> _Given data_:
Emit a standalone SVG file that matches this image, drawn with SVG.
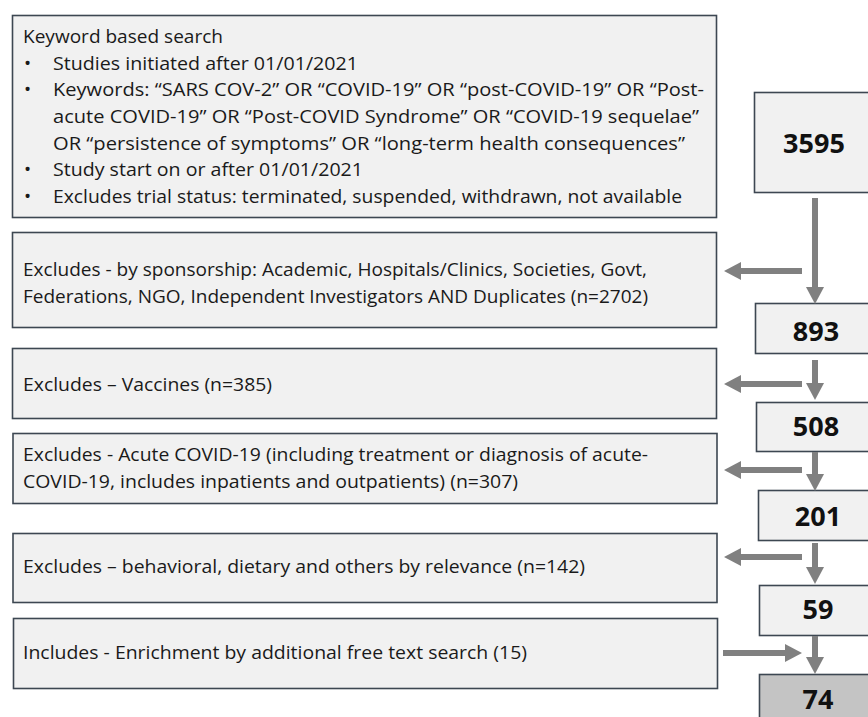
<svg xmlns="http://www.w3.org/2000/svg" width="868" height="717" viewBox="0 0 868 717">
<style>
.box{fill:#f1f1f1;stroke:#3d4752;stroke-width:1.6}
.final{fill:#c4c4c4;stroke:#3d4752;stroke-width:1.6}
.t{font-family:"Open Sans","Liberation Sans",sans-serif;font-size:19px;fill:#1a1a1a}
.n{font-family:"Open Sans","Liberation Sans",sans-serif;font-size:27px;font-weight:bold;fill:#111;text-anchor:middle}
.arr{stroke:#808080;stroke-width:6;fill:none;marker-end:url(#head)}
</style>
<defs>
<marker id="head" markerUnits="userSpaceOnUse" markerWidth="18" markerHeight="20" refX="0" refY="10" orient="auto">
<path d="M0,1 L17,10 L0,19 Z" fill="#808080"/>
</marker>
</defs>
<rect width="868" height="717" fill="#ffffff"/>

<g id="search">
<rect class="box" x="12.5" y="15.5" width="704" height="202"/>
<text class="t" x="23" y="43" textLength="200" lengthAdjust="spacingAndGlyphs">Keyword based search</text>
<text class="t" x="24" y="70">•</text>
<text class="t" x="53" y="70" textLength="305" lengthAdjust="spacingAndGlyphs">Studies initiated after 01/01/2021</text>
<text class="t" x="24" y="96">•</text>
<text class="t" x="53" y="96" textLength="651" lengthAdjust="spacingAndGlyphs">Keywords: “SARS COV-2” OR “COVID-19” OR “post-COVID-19” OR “Post-</text>
<text class="t" x="53" y="123" textLength="646" lengthAdjust="spacingAndGlyphs">acute COVID-19” OR “Post-COVID Syndrome” OR “COVID-19 sequelae”</text>
<text class="t" x="53" y="150" textLength="632" lengthAdjust="spacingAndGlyphs">OR “persistence of symptoms” OR “long-term health consequences”</text>
<text class="t" x="24" y="176">•</text>
<text class="t" x="53" y="176" textLength="310" lengthAdjust="spacingAndGlyphs">Study start on or after 01/01/2021</text>
<text class="t" x="24" y="203">•</text>
<text class="t" x="53" y="203" textLength="629" lengthAdjust="spacingAndGlyphs">Excludes trial status: terminated, suspended, withdrawn, not available</text>
</g>

<g id="ex-sponsorship">
<rect class="box" x="12.5" y="232.5" width="704" height="95"/>
<text class="t" x="23" y="276" textLength="624" lengthAdjust="spacingAndGlyphs">Excludes - by sponsorship: Academic, Hospitals/Clinics, Societies, Govt,</text>
<text class="t" x="23" y="303" textLength="625" lengthAdjust="spacingAndGlyphs">Federations, NGO, Independent Investigators AND Duplicates (n=2702)</text>
</g>

<g id="ex-vaccines">
<rect class="box" x="12.5" y="348.5" width="704" height="70"/>
<text class="t" x="23" y="391" textLength="249" lengthAdjust="spacingAndGlyphs">Excludes – Vaccines (n=385)</text>
</g>

<g id="ex-acute">
<rect class="box" x="13" y="433.5" width="704" height="70"/>
<text class="t" x="23" y="461" textLength="625" lengthAdjust="spacingAndGlyphs">Excludes - Acute COVID-19 (including treatment or diagnosis of acute-</text>
<text class="t" x="23" y="488" textLength="495" lengthAdjust="spacingAndGlyphs">COVID-19, includes inpatients and outpatients) (n=307)</text>
</g>

<g id="ex-behavioral">
<rect class="box" x="13" y="533.5" width="704" height="69"/>
<text class="t" x="23" y="573" textLength="562" lengthAdjust="spacingAndGlyphs">Excludes – behavioral, dietary and others by relevance (n=142)</text>
</g>

<g id="in-enrichment">
<rect class="box" x="13.5" y="618.5" width="704" height="70"/>
<text class="t" x="23" y="659" textLength="504" lengthAdjust="spacingAndGlyphs">Includes - Enrichment by additional free text search (15)</text>
</g>

<g id="n3595">
<rect class="box" x="754.5" y="92.5" width="120" height="100"/>
<text class="n" x="814" y="153">3595</text>
</g>
<g id="n893">
<rect class="box" x="755.5" y="303.5" width="120" height="50"/>
<text class="n" x="816" y="341">893</text>
</g>
<g id="n508">
<rect class="box" x="756.5" y="402.5" width="120" height="49"/>
<text class="n" x="816" y="436">508</text>
</g>
<g id="n201">
<rect class="box" x="758.5" y="490.5" width="120" height="50"/>
<text class="n" x="818" y="526">201</text>
</g>
<g id="n59">
<rect class="box" x="759.5" y="585.5" width="120" height="50"/>
<text class="n" x="818" y="619">59</text>
</g>
<g id="n74">
<rect class="final" x="759.5" y="674.5" width="120" height="60"/>
<text class="n" x="818" y="709">74</text>
</g>

<g id="connectors">
<line class="arr" x1="815" y1="198" x2="815" y2="287"/>
<line class="arr" x1="815" y1="360" x2="815" y2="383"/>
<line class="arr" x1="815" y1="452" x2="815" y2="474"/>
<line class="arr" x1="815" y1="543" x2="815" y2="567"/>
<line class="arr" x1="815" y1="636" x2="815" y2="657"/>
<line class="arr" x1="802" y1="271" x2="741" y2="271"/>
<line class="arr" x1="802" y1="384" x2="741" y2="384"/>
<line class="arr" x1="802" y1="470" x2="741" y2="470"/>
<line class="arr" x1="802" y1="557" x2="741" y2="557"/>
<line class="arr" x1="723" y1="653" x2="785" y2="653"/>
</g>
</svg>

> _Your instructions_: Omit the pictures and output all of the other material exactly.

> _Solution_:
Emit a standalone SVG file that matches this image, drawn with SVG.
<svg xmlns="http://www.w3.org/2000/svg" width="868" height="717" viewBox="0 0 868 717">
<style>
.box{fill:#f1f1f1;stroke:#3d4752;stroke-width:1.6}
.final{fill:#c4c4c4;stroke:#3d4752;stroke-width:1.6}
.t{font-family:"Open Sans","Liberation Sans",sans-serif;font-size:19px;fill:#1a1a1a}
.n{font-family:"Open Sans","Liberation Sans",sans-serif;font-size:27px;font-weight:bold;fill:#111;text-anchor:middle}
.arr{stroke:#808080;stroke-width:6;fill:none;marker-end:url(#head)}
</style>
<defs>
<marker id="head" markerUnits="userSpaceOnUse" markerWidth="18" markerHeight="20" refX="0" refY="10" orient="auto">
<path d="M0,1 L17,10 L0,19 Z" fill="#808080"/>
</marker>
</defs>
<rect width="868" height="717" fill="#ffffff"/>

<g id="search">
<rect class="box" x="12.5" y="15.5" width="704" height="202"/>
<text class="t" x="23" y="43" textLength="200" lengthAdjust="spacingAndGlyphs">Keyword based search</text>
<text class="t" x="24" y="70">•</text>
<text class="t" x="53" y="70" textLength="305" lengthAdjust="spacingAndGlyphs">Studies initiated after 01/01/2021</text>
<text class="t" x="24" y="96">•</text>
<text class="t" x="53" y="96" textLength="651" lengthAdjust="spacingAndGlyphs">Keywords: “SARS COV-2” OR “COVID-19” OR “post-COVID-19” OR “Post-</text>
<text class="t" x="53" y="123" textLength="646" lengthAdjust="spacingAndGlyphs">acute COVID-19” OR “Post-COVID Syndrome” OR “COVID-19 sequelae”</text>
<text class="t" x="53" y="150" textLength="632" lengthAdjust="spacingAndGlyphs">OR “persistence of symptoms” OR “long-term health consequences”</text>
<text class="t" x="24" y="176">•</text>
<text class="t" x="53" y="176" textLength="310" lengthAdjust="spacingAndGlyphs">Study start on or after 01/01/2021</text>
<text class="t" x="24" y="203">•</text>
<text class="t" x="53" y="203" textLength="629" lengthAdjust="spacingAndGlyphs">Excludes trial status: terminated, suspended, withdrawn, not available</text>
</g>

<g id="ex-sponsorship">
<rect class="box" x="12.5" y="232.5" width="704" height="95"/>
<text class="t" x="23" y="276" textLength="624" lengthAdjust="spacingAndGlyphs">Excludes - by sponsorship: Academic, Hospitals/Clinics, Societies, Govt,</text>
<text class="t" x="23" y="303" textLength="625" lengthAdjust="spacingAndGlyphs">Federations, NGO, Independent Investigators AND Duplicates (n=2702)</text>
</g>

<g id="ex-vaccines">
<rect class="box" x="12.5" y="348.5" width="704" height="70"/>
<text class="t" x="23" y="391" textLength="249" lengthAdjust="spacingAndGlyphs">Excludes – Vaccines (n=385)</text>
</g>

<g id="ex-acute">
<rect class="box" x="13" y="433.5" width="704" height="70"/>
<text class="t" x="23" y="461" textLength="625" lengthAdjust="spacingAndGlyphs">Excludes - Acute COVID-19 (including treatment or diagnosis of acute-</text>
<text class="t" x="23" y="488" textLength="495" lengthAdjust="spacingAndGlyphs">COVID-19, includes inpatients and outpatients) (n=307)</text>
</g>

<g id="ex-behavioral">
<rect class="box" x="13" y="533.5" width="704" height="69"/>
<text class="t" x="23" y="573" textLength="562" lengthAdjust="spacingAndGlyphs">Excludes – behavioral, dietary and others by relevance (n=142)</text>
</g>

<g id="in-enrichment">
<rect class="box" x="13.5" y="618.5" width="704" height="70"/>
<text class="t" x="23" y="659" textLength="504" lengthAdjust="spacingAndGlyphs">Includes - Enrichment by additional free text search (15)</text>
</g>

<g id="n3595">
<rect class="box" x="754.5" y="92.5" width="120" height="100"/>
<text class="n" x="814" y="153">3595</text>
</g>
<g id="n893">
<rect class="box" x="755.5" y="303.5" width="120" height="50"/>
<text class="n" x="816" y="341">893</text>
</g>
<g id="n508">
<rect class="box" x="756.5" y="402.5" width="120" height="49"/>
<text class="n" x="816" y="436">508</text>
</g>
<g id="n201">
<rect class="box" x="758.5" y="490.5" width="120" height="50"/>
<text class="n" x="818" y="526">201</text>
</g>
<g id="n59">
<rect class="box" x="759.5" y="585.5" width="120" height="50"/>
<text class="n" x="818" y="619">59</text>
</g>
<g id="n74">
<rect class="final" x="759.5" y="674.5" width="120" height="60"/>
<text class="n" x="818" y="709">74</text>
</g>

<g id="connectors">
<line class="arr" x1="815" y1="198" x2="815" y2="287"/>
<line class="arr" x1="815" y1="360" x2="815" y2="383"/>
<line class="arr" x1="815" y1="452" x2="815" y2="474"/>
<line class="arr" x1="815" y1="543" x2="815" y2="567"/>
<line class="arr" x1="815" y1="636" x2="815" y2="657"/>
<line class="arr" x1="802" y1="271" x2="741" y2="271"/>
<line class="arr" x1="802" y1="384" x2="741" y2="384"/>
<line class="arr" x1="802" y1="470" x2="741" y2="470"/>
<line class="arr" x1="802" y1="557" x2="741" y2="557"/>
<line class="arr" x1="723" y1="653" x2="785" y2="653"/>
</g>
</svg>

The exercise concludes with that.